Taylor Swift on Friday released a new version of 1989, the biggest album of her career that cemented her status as a pop musician, as she continues to re-record old hits to regain control over her work after most of the singer’s catalog was sold to a private equity firm without her consent.
Key Takeaways
- Swift dropped 1989 (Taylor’s Version) at midnight Friday, nine years to the day from when the album was first released in 2014.
- The 21-track album includes re-recorded hits from the first album like “Shake it Off,” “Blank Space” and “Bad Blood,” which remain some of Swift’s biggest songs.
- The album also includes five previously unreleased songs from her “vault”—as she does in every re-recorded album—titled: “Slut!,” “Is It Over Now?,” “Now That We Don’t Talk,” “Say Don’t Go” and “Suburban Legends.”
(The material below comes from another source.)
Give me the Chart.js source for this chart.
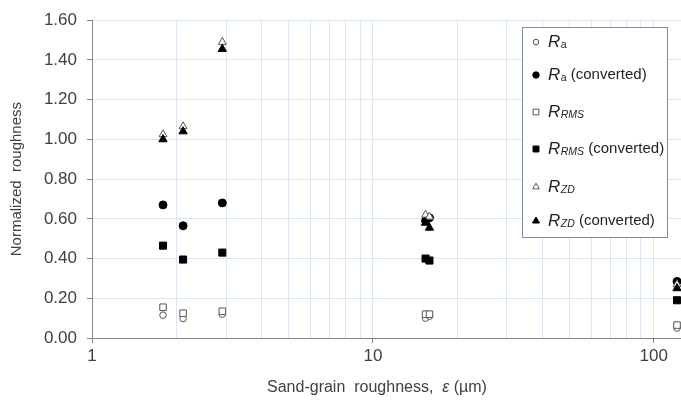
<!DOCTYPE html>
<html><head><meta charset="utf-8">
<script src="https://cdn.jsdelivr.net/npm/chart.js@4.4.1/dist/chart.umd.min.js"></script>
<style>html,body{margin:0;padding:0;background:#fff}#wrap{width:681px;height:403px}</style>
</head><body><div id="wrap"><canvas id="c" width="681" height="403"></canvas></div>
<script>
// ---- data ----
const sandGrain      = [1.79, 2.11, 2.91, 15.4, 15.9, 121];
const raValues       = [0.115, 0.098, 0.12, 0.10, 0.11, 0.05];
const raConverted    = [0.67, 0.565, 0.68, 0.59, 0.605, 0.285];
const rmsValues      = [0.155, 0.125, 0.135, 0.12, 0.12, 0.065];
const rmsConverted   = [0.465, 0.395, 0.43, 0.40, 0.39, 0.19];
const zdValues       = [1.025, 1.065, 1.49, 0.62, 0.61, 0.27];
const zdConverted    = [1.0, 1.04, 1.455, 0.58, 0.555, 0.25];
const seriesNames    = ['Ra', 'Ra (converted)', 'RRMS', 'RRMS (converted)', 'RZD', 'RZD (converted)'];
const legendSubs     = ['a', 'a', 'RMS', 'RMS', 'ZD', 'ZD'];
const legendSuffix   = ['', ' (converted)', '', ' (converted)', '', ' (converted)'];
const yTickValues    = [0, 0.2, 0.4, 0.6, 0.8, 1.0, 1.2, 1.4, 1.6];
const xGridValues    = [1,2,3,4,5,6,7,8,9,10,20,30,40,50,60,70,80,90,100];
const xTickLabels    = ['1', '10', '100'];
const xTitle         = ['Sand-grain  roughness,  ', 'ε', ' (µm)'];
const yTitle         = 'Normalized  roughness';

const FONT = '"Liberation Sans", Arial, sans-serif';
const TXT = '#404040';
const GRID = '#dbe5f1';
const AXIS = '#868686';

const seriesValues = [raValues, raConverted, rmsValues, rmsConverted, zdValues, zdConverted];
const styles = [
  {pointStyle:'circle',   fill:'#ffffff', stroke:'#555555', r:3.3, lr:2.7},
  {pointStyle:'circle',   fill:'#000000', stroke:'#000000', r:4.0, lr:3.2},
  {pointStyle:'rect',     fill:'#ffffff', stroke:'#555555', r:4.6, lr:4.0},
  {pointStyle:'rect',     fill:'#000000', stroke:'#000000', r:5.0, lr:4.2},
  {pointStyle:'triangle', fill:'#ffffff', stroke:'#555555', r:4.6, lr:3.8},
  {pointStyle:'triangle', fill:'#000000', stroke:'#000000', r:4.8, lr:4.0}
];

const datasets = seriesValues.map((vals, i) => ({
  label: seriesNames[i],
  data: vals.map((v, j) => ({x: sandGrain[j], y: v})),
  pointStyle: styles[i].pointStyle,
  pointRadius: styles[i].r,
  pointHoverRadius: styles[i].r,
  backgroundColor: styles[i].fill,
  borderColor: styles[i].stroke,
  borderWidth: 1,
  showLine: false,
  order: 6 - i,
  clip: false
}));

function drawMarker(ctx, style, r, x, y, fill, stroke) {
  ctx.beginPath();
  if (style === 'circle') {
    ctx.arc(x, y, r, 0, Math.PI * 2);
  } else if (style === 'rect') {
    const s = r * Math.SQRT1_2;
    ctx.rect(x - s, y - s, 2 * s, 2 * s);
  } else {
    ctx.moveTo(x, y - r);
    ctx.lineTo(x + r * 0.866, y + r * 0.5);
    ctx.lineTo(x - r * 0.866, y + r * 0.5);
    ctx.closePath();
  }
  ctx.fillStyle = fill; ctx.fill();
  ctx.strokeStyle = stroke; ctx.lineWidth = 1; ctx.stroke();
}

const legendRowsY = [42, 75, 112, 149, 187, 221];

const customDraw = {
  id: 'customDraw',
  afterDraw(chart) {
    const ctx = chart.ctx;
    ctx.save();
    // x-axis title with italic epsilon
    ctx.fillStyle = TXT;
    ctx.textBaseline = 'middle';
    const f1 = '16px ' + FONT, f2 = 'italic 16px ' + FONT;
    ctx.font = f1; const w0 = ctx.measureText(xTitle[0]).width; const w2 = ctx.measureText(xTitle[2]).width;
    ctx.font = f2; const w1 = ctx.measureText(xTitle[1]).width;
    let x = 377 - (w0 + w1 + w2) / 2;
    const ty = 388;
    ctx.textAlign = 'left';
    ctx.font = f1; ctx.fillText(xTitle[0], x, ty); x += w0;
    ctx.font = f2; ctx.fillText(xTitle[1], x, ty); x += w1;
    ctx.font = f1; ctx.fillText(xTitle[2], x, ty);

    // legend box
    ctx.fillStyle = '#ffffff';
    ctx.fillRect(522.5, 27.5, 145, 210);
    ctx.strokeStyle = '#7f8ea8';
    ctx.lineWidth = 1;
    ctx.strokeRect(522.5, 27.5, 145, 210);
    for (let i = 0; i < seriesNames.length; i++) {
      const y = legendRowsY[i];
      drawMarker(ctx, styles[i].pointStyle, styles[i].lr, 536, y, styles[i].fill, styles[i].stroke);
      let tx = 548;
      ctx.fillStyle = '#222';
      ctx.font = 'italic 17px ' + FONT;
      ctx.fillText('R', tx, y); tx += ctx.measureText('R').width + 0.5;
      ctx.font = (legendSubs[i] === 'a' ? '' : 'italic ') + '10.5px ' + FONT;
      ctx.fillText(legendSubs[i], tx, y + 3); tx += ctx.measureText(legendSubs[i]).width;
      if (legendSuffix[i]) {
        ctx.font = '15px ' + FONT;
        ctx.fillText(legendSuffix[i], tx, y);
      }
    }
    ctx.restore();
  }
};

new Chart(document.getElementById('c'), {
  type: 'scatter',
  data: { datasets },
  options: {
    responsive: false,
    animation: false,
    devicePixelRatio: 1,
    layout: { autoPadding: false, padding: { top: 18, right: 0, left: 0, bottom: 0 } },
    plugins: { legend: { display: false }, tooltip: { enabled: false } },
    scales: {
      x: {
        type: 'logarithmic',
        min: 1, max: 125,
        afterBuildTicks: s => { s.ticks = xGridValues.map(v => ({ value: v, major: xTickLabels.includes(String(v)) })); },
        afterFit: s => { s.height = 65; s.paddingRight = 0; },
        ticks: {
          autoSkip: false, maxRotation: 0, minRotation: 0,
          callback: v => xTickLabels.includes(String(v)) ? String(v) : '',
          font: { size: 17, family: FONT }, color: TXT, padding: 3
        },
        grid: {
          color: c => (c.tick && c.tick.value === 1) ? 'rgba(0,0,0,0)' : GRID,
          tickColor: c => (c.tick && xTickLabels.includes(String(c.tick.value))) ? AXIS : 'rgba(0,0,0,0)',
          tickLength: 5, lineWidth: 1
        },
        border: { color: AXIS, width: 1 }
      },
      y: {
        min: 0, max: 1.6,
        afterBuildTicks: s => { s.ticks = yTickValues.map(v => ({ value: v })); },
        afterFit: s => { s.width = 92; },
        ticks: {
          callback: v => Number(v).toFixed(2),
          font: { size: 17, family: FONT }, color: TXT, padding: 10
        },
        grid: {
          color: c => (c.tick && c.tick.value === 0) ? 'rgba(0,0,0,0)' : GRID,
          tickColor: AXIS, tickLength: 5, lineWidth: 1
        },
        border: { color: AXIS, width: 1 },
        title: { display: true, text: yTitle, font: { size: 15, family: FONT }, color: TXT, padding: { top: 8, bottom: 0 } }
      }
    }
  },
  plugins: [customDraw]
});
</script>
</body></html>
- “This album I love so dearly,” Swift wrote in a post on Instagram, adding that she was born in 1989, reinvented for the first time in 2014 and reclaimed a part of herself with the release of the re-recording now.
- Within hours of its release, “1989 (Taylor’s Version),” had climbed to the top of the U.S. iTunes album chart and lyric videos on YouTube had garnered hundreds of thousands of hits.
Key Background
The album is Swift’s fourth re-recorded release after she vowed to regain control of her music after Scooter Braun’s Ithaca Holdings controversially acquired her back catalog in 2019 and later sold it to a private equity firm. Swift vocally opposed the acquisition, which she described at the time as her “worst case scenario” and said she had no say in or knowledge of. The strategy has proven remarkably successful and each release has been a huge hit.
Swift surprised fans in August with the news that 1989 was next, saying the album “changed my life in countless ways” and is her “most favorite re-record” so far because of the vault tracks. 1989 marked Swift’s definitive switch from country music to pop, scored Swift three Grammys and years after its debut remains her best-selling album, according to Billboard.
What To Watch For
The masters for Swift’s first six albums were sold and the singer is working on releasing re-recordings for the final two: her debut, “Taylor Swift,” and “Reputation.”